More complex RDF/XML vocabularies that are less hierarchical in nature stray further and further away from more ‘traditional’ XML even though technically, they’re all valid XML. In addition, since there are variations of shortcuts that are proper RDF/XML syntax, one can’t even depend on the same XML syntax being used to generate the same set of triples from RDF/XML document to RDF/XML document. And this ‘flexibility’ must burn, veritably burn, within the stomach of XML adherents, conjuring up memories of the same looseness of syntax that existed with HTML, leading to XML in the first place.

It is primarily this that leads many RDF proponents as well as RDF/XML opponents into preferring N3 notation. There is one and only one set of N3 triples for a specific model, and one, and only one RDF model generating the same set of N3 triples.

Aye, I’ve walked a mile in Simon’s shoes and I’ve found that they’ve pinched, sadly pinched indeed. However, I’ve also gained a much better understanding of why the earnest and blithe referral to automated generation and consumption of RDF/XML, when faced with criticism of the syntax, isn’t necessarily going to appease XML developers, now or in the future. The very flexibility of the syntax must be anathema to XML purists.

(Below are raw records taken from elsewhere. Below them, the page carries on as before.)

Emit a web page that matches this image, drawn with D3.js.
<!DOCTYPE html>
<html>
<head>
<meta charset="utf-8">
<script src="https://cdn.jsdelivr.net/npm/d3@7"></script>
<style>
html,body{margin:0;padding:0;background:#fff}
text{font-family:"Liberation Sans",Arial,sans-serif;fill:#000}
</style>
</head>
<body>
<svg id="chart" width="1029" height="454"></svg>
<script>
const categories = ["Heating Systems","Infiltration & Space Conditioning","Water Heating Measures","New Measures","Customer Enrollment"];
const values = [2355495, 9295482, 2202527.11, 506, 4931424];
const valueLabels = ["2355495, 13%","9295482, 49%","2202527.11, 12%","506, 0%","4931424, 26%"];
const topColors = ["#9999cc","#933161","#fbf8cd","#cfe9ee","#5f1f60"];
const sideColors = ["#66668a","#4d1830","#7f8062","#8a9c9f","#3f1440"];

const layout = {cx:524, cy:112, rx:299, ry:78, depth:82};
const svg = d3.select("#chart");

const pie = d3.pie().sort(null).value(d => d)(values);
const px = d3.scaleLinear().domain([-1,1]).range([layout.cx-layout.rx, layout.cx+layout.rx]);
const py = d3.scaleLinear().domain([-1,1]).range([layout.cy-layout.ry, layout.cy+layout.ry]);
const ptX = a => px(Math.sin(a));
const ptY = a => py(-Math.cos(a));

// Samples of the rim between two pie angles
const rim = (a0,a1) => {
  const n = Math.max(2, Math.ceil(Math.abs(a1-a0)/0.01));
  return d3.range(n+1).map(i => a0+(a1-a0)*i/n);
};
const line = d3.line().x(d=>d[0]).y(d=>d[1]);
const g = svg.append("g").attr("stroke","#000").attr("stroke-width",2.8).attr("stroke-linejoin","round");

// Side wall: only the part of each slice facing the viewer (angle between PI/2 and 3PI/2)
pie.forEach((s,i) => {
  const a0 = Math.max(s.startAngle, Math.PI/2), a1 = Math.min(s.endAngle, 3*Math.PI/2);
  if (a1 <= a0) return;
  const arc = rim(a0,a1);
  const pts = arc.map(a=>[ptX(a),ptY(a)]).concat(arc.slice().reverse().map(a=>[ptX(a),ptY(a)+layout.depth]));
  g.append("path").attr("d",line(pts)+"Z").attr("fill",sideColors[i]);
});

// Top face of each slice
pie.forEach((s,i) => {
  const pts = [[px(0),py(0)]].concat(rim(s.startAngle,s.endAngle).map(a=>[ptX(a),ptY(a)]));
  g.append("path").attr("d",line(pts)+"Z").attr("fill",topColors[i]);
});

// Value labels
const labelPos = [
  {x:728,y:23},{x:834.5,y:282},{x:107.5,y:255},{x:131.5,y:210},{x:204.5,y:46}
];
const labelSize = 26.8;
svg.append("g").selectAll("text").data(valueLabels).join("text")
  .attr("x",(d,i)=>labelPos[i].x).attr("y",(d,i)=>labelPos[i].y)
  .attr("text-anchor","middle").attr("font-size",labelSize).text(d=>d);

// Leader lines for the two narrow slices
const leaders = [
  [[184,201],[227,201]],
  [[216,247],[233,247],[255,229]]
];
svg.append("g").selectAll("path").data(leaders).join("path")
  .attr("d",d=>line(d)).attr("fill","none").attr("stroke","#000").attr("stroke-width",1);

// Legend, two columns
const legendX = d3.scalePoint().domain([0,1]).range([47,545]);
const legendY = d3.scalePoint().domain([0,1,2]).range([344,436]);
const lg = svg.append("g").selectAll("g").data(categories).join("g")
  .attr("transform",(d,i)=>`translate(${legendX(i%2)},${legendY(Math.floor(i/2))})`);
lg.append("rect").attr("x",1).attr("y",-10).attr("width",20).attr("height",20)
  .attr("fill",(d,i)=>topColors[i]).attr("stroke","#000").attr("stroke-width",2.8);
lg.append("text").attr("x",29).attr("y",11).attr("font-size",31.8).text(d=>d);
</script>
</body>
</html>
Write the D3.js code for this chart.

Of course, there are arguments in favor of RDF/XML that arise from the very nature of the flexibility of the syntax. As Edd Dumbill wrote relatively recently, RDF is failure friendly, in addition to being extremely easy to extend with its built-in understanding of namespace interoperability. And, as a data, not a syntax person, I also find the constructs of RDF/XML to be far more elegant and modular, more cleanly differentiated, than the ‘forever and a limb” tree structure of XML.

But I’m not doing the cause of RDF and RDF/XML any good by not acknowledging how easy is it to manipulate the XML in an RDF/XML document, legitimately, and leave it virtually incompatible with XML processes working with the same data.

I still prefer RDF/XML over N3, and will still use it for all my application, but it’s time for different arguments in this particular debate, methinks.